From Freely Espousing
by James Schuyler
"a commingling sky
a semi-tropic night
that cast the blackest shadow
of the easily torn, untrembling banana leaf
or Quebec! what a horrible city
so Steubenville is better?
the sinking sensation
when someone drowns thinking, “This can’t be happening to me!”
the profit of excavating the battlefield where Hannibal whomped the Romans
the sinuous beauty of words like allergy
the tonic resonance of
pill when used as in
“she is a pill”
on the other hand I am not going to espouse any short stories in which lawn mowers clack.
No, it is absolutely forbidden
for words to echo the act described; or try to. Except very directly
bong. And tickle. Oh it is inescapable kiss."
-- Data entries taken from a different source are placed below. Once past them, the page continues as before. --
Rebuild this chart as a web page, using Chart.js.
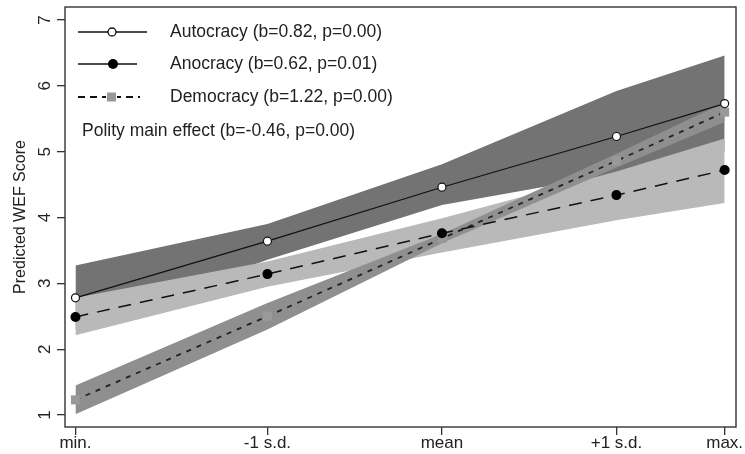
<!DOCTYPE html>
<html><head><meta charset="utf-8">
<script src="https://cdn.jsdelivr.net/npm/chart.js@4.4.0/dist/chart.umd.min.js"></script>
<style>html,body{margin:0;padding:0;background:#fff;}#wrap{width:745px;height:454px;position:relative;}</style>
</head><body><div id="wrap"><canvas id="c" width="745" height="454"></canvas></div>
<script>
// Categories (positions in s.d. units from the mean) and tick labels
const xPositions = [-2.10, -1, 0, 1, 1.62];
const xLabels = ['min.', '-1 s.d.', 'mean', '+1 s.d.', 'max.'];
const yTicks = [1, 2, 3, 4, 5, 6, 7];

// Series values (predictions and confidence band limits)
const autocracy = [2.78, 3.64, 4.46, 5.23, 5.73];
const autoUpper = [3.27, 3.90, 4.81, 5.92, 6.46];
const autoLower = [2.29, 3.36, 4.19, 4.66, 5.00];

const anocracy = [2.49, 3.14, 3.76, 4.34, 4.72];
const anoUpper = [2.78, 3.33, 3.99, 4.70, 5.20];
const anoLower = [2.21, 2.95, 3.47, 3.96, 4.22];

const democracy = [1.23, 2.50, 3.68, 4.86, 5.60];
const demUpper = [1.45, 2.70, 3.75, 4.97, 5.75];
const demLower = [1.01, 2.30, 3.61, 4.76, 5.45];

const legendLabels = ['Autocracy (b=0.82, p=0.00)', 'Anocracy (b=0.62, p=0.01)', 'Democracy (b=1.22, p=0.00)'];
const noteText = 'Polity main effect (b=-0.46, p=0.00)';

const FONT = '"Liberation Sans", Arial, sans-serif';
const TXT = '#222';
const DARK = '#737373', MID = '#8f8f8f', LIGHT = '#b9b9b9';

function pts(ys) { return ys.map((y, i) => ({ x: xPositions[i], y })); }
function band(data, fill, color, order) {
  return { data: pts(data), fill: fill, backgroundColor: color, borderColor: 'rgba(0,0,0,0)',
    borderWidth: 0.01, pointRadius: 0, order: order, tension: 0 };
}

const framePlugin = {
  id: 'frame',
  afterDraw(chart) {
    const { ctx, chartArea: a } = chart;
    ctx.save();
    ctx.strokeStyle = '#333';
    ctx.lineWidth = 1.4;
    ctx.strokeRect(a.left, a.top, a.right - a.left, a.bottom - a.top);
    ctx.restore();
  }
};

const legendPlugin = {
  id: 'insideLegend',
  afterDraw(chart) {
    const ctx = chart.ctx;
    ctx.save();
    ctx.strokeStyle = '#111';
    // Autocracy
    let y = 32;
    ctx.lineWidth = 1.3; ctx.setLineDash([]);
    ctx.beginPath(); ctx.moveTo(78, y); ctx.lineTo(147, y); ctx.stroke();
    ctx.beginPath(); ctx.arc(112, y, 4, 0, Math.PI * 2); ctx.fillStyle = '#fff'; ctx.fill(); ctx.stroke();
    // Anocracy
    y = 64;
    ctx.lineWidth = 1.5;
    ctx.beginPath(); ctx.moveTo(78, y); ctx.lineTo(137, y); ctx.stroke();
    ctx.beginPath(); ctx.arc(113, y, 5, 0, Math.PI * 2); ctx.fillStyle = '#000'; ctx.fill();
    // Democracy
    y = 97;
    ctx.lineWidth = 1.8; ctx.setLineDash([7, 5]);
    ctx.beginPath(); ctx.moveTo(78, y); ctx.lineTo(140, y); ctx.stroke();
    ctx.setLineDash([]);
    ctx.fillStyle = '#fff'; ctx.fillRect(106, y - 5, 11, 10);
    ctx.fillStyle = '#999'; ctx.fillRect(107, y - 4.5, 9, 9);
    // Text
    ctx.fillStyle = TXT;
    ctx.font = '17.5px ' + FONT;
    ctx.textBaseline = 'middle';
    ctx.fillText(legendLabels[0], 170, 32);
    ctx.fillText(legendLabels[1], 170, 64);
    ctx.fillText(legendLabels[2], 170, 97);
    ctx.fillText(noteText, 82, 131);
    ctx.restore();
  }
};

new Chart(document.getElementById('c'), {
  type: 'line',
  data: {
    datasets: [
      band(autoUpper, '+1', DARK, 10),
      band(autoLower, false, DARK, 10),
      band(anoUpper, '+1', LIGHT, 9),
      band(anoLower, false, LIGHT, 9),
      band(demUpper, '+1', MID, 8),
      band(demLower, false, MID, 8),
      { label: legendLabels[2], data: pts(democracy), fill: false, borderColor: '#222', borderWidth: 1.8,
        borderDash: [5, 6], pointStyle: 'rect', pointRadius: 6.4, pointBackgroundColor: '#999',
        pointBorderWidth: 0, order: 3 },
      { label: legendLabels[1], data: pts(anocracy), fill: false, borderColor: '#111', borderWidth: 1.5,
        borderDash: [13, 9], pointStyle: 'circle', pointRadius: 5, pointBackgroundColor: '#000',
        pointBorderWidth: 0, order: 2 },
      { label: legendLabels[0], data: pts(autocracy), fill: false, borderColor: '#111', borderWidth: 1.2,
        pointStyle: 'circle', pointRadius: 4, pointBackgroundColor: '#fff', pointBorderColor: '#111',
        pointBorderWidth: 1.2, order: 1 }
    ]
  },
  options: {
    responsive: false,
    animation: false,
    devicePixelRatio: 1,
    layout: { padding: { left: 0, top: 7, right: 9, bottom: 0 } },
    plugins: { legend: { display: false }, tooltip: { enabled: false } },
    elements: { line: { tension: 0 } },
    scales: {
      x: {
        type: 'linear', min: -2.16, max: 1.685,
        afterBuildTicks: s => { s.ticks = xPositions.map(v => ({ value: v })); },
        afterFit: s => { s.height = 27; s.paddingLeft = 0; s.paddingRight = 0; },
        ticks: { autoSkip: false, maxRotation: 0, minRotation: 0, padding: -2, color: TXT,
          font: { family: FONT, size: 17 }, callback: (v, i) => xLabels[i] },
        grid: { drawOnChartArea: false, drawTicks: true, tickLength: 8, color: '#333', lineWidth: 1.3 },
        border: { display: false }
      },
      y: {
        type: 'linear', min: 0.818, max: 7.197,
        afterBuildTicks: s => { s.ticks = yTicks.map(v => ({ value: v })); },
        afterFit: s => { s.width = 65; s.paddingTop = 0; s.paddingBottom = 0; },
        ticks: { minRotation: 90, maxRotation: 90, crossAlign: 'center', padding: 7, color: TXT,
          font: { family: FONT, size: 17 }, callback: v => String(v) },
        grid: { drawOnChartArea: false, drawTicks: true, tickLength: 8, color: '#333', lineWidth: 1.3 },
        border: { display: false },
        title: { display: true, text: 'Predicted WEF Score', color: TXT,
          font: { family: FONT, size: 16 }, padding: { top: 11, bottom: 0 } }
      }
    }
  },
  plugins: [framePlugin, legendPlugin]
});
</script></body></html>
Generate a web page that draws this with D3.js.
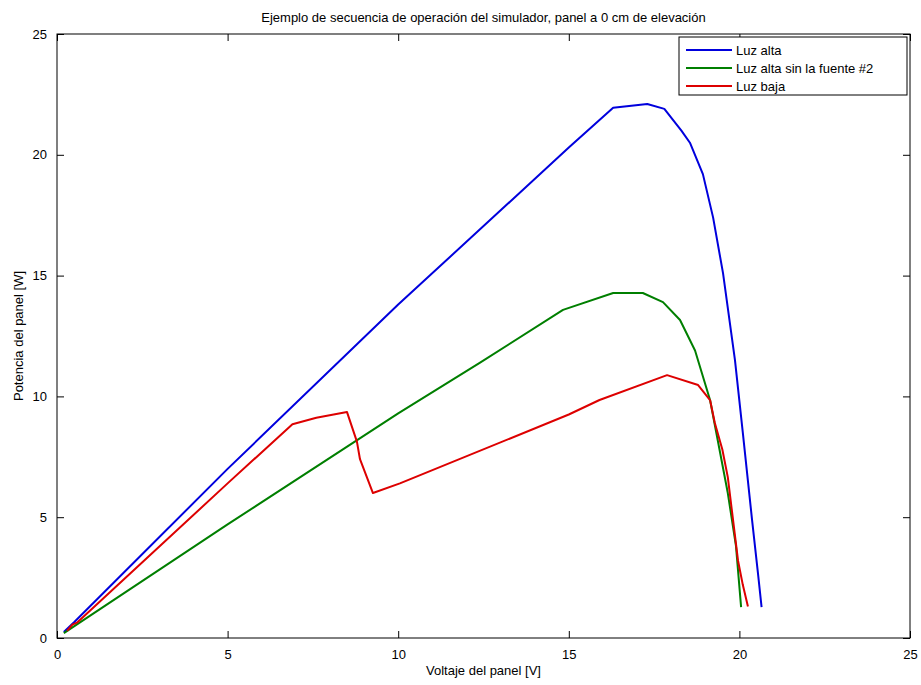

I first encountered - and eventually fell in love with - James Schuyler's poetry in a college bookstore in the late 1980s. Periodically browsing the oh-so tiny "Poetry" section for incoming delights, I found Schuyler's Selected Poems but was initially repelled by the goopy watercolor painting that spanned the entire front cover (the packaging too seemingly reminiscent of some kind of sentimental/inspirational poems collection). I eventually returned to read the author bio and immediately purchased the book as soon as I realized Schuyler was a member of the so-called New York School of Poets (Frank O'Hara and John Ashbery are perhaps the biggest stars of this loose historical/geographical conjuncture). Like O'Hara (a sometime roommate), Schuyler's poetry often comes off as conversational, improvisatory, delicate. And like O'Hara and Ashbery, Schuyler was as influenced by the contemporaneous art world (he was a curator at MOMA for a brief period in the late 1950s and an art critic during much of the first half of his adult life).
What impressed - and continues to impress - me so about Schuyler's poetry is the way straightforward evocations of the quotidian explode and reframe experience, but never fully leave the specific material moment. His work is never simply celebratory or feel-good. A brief encounter with Schuyler's poetry might too easily suggest trivial evocations of simple moments. The attentive reader though is faced with a tendency for things and language to fall apart. I believe that it's always important to historically situate a writer's work and we can see the same kinds of destabilization in Schuyler's poems that are omnipresent in TV's Madmen and the world of white-collar professionals in the late 1950s/early 1960s - the as yet unrealized economic and social rot at the heart of urban white middle-class existence.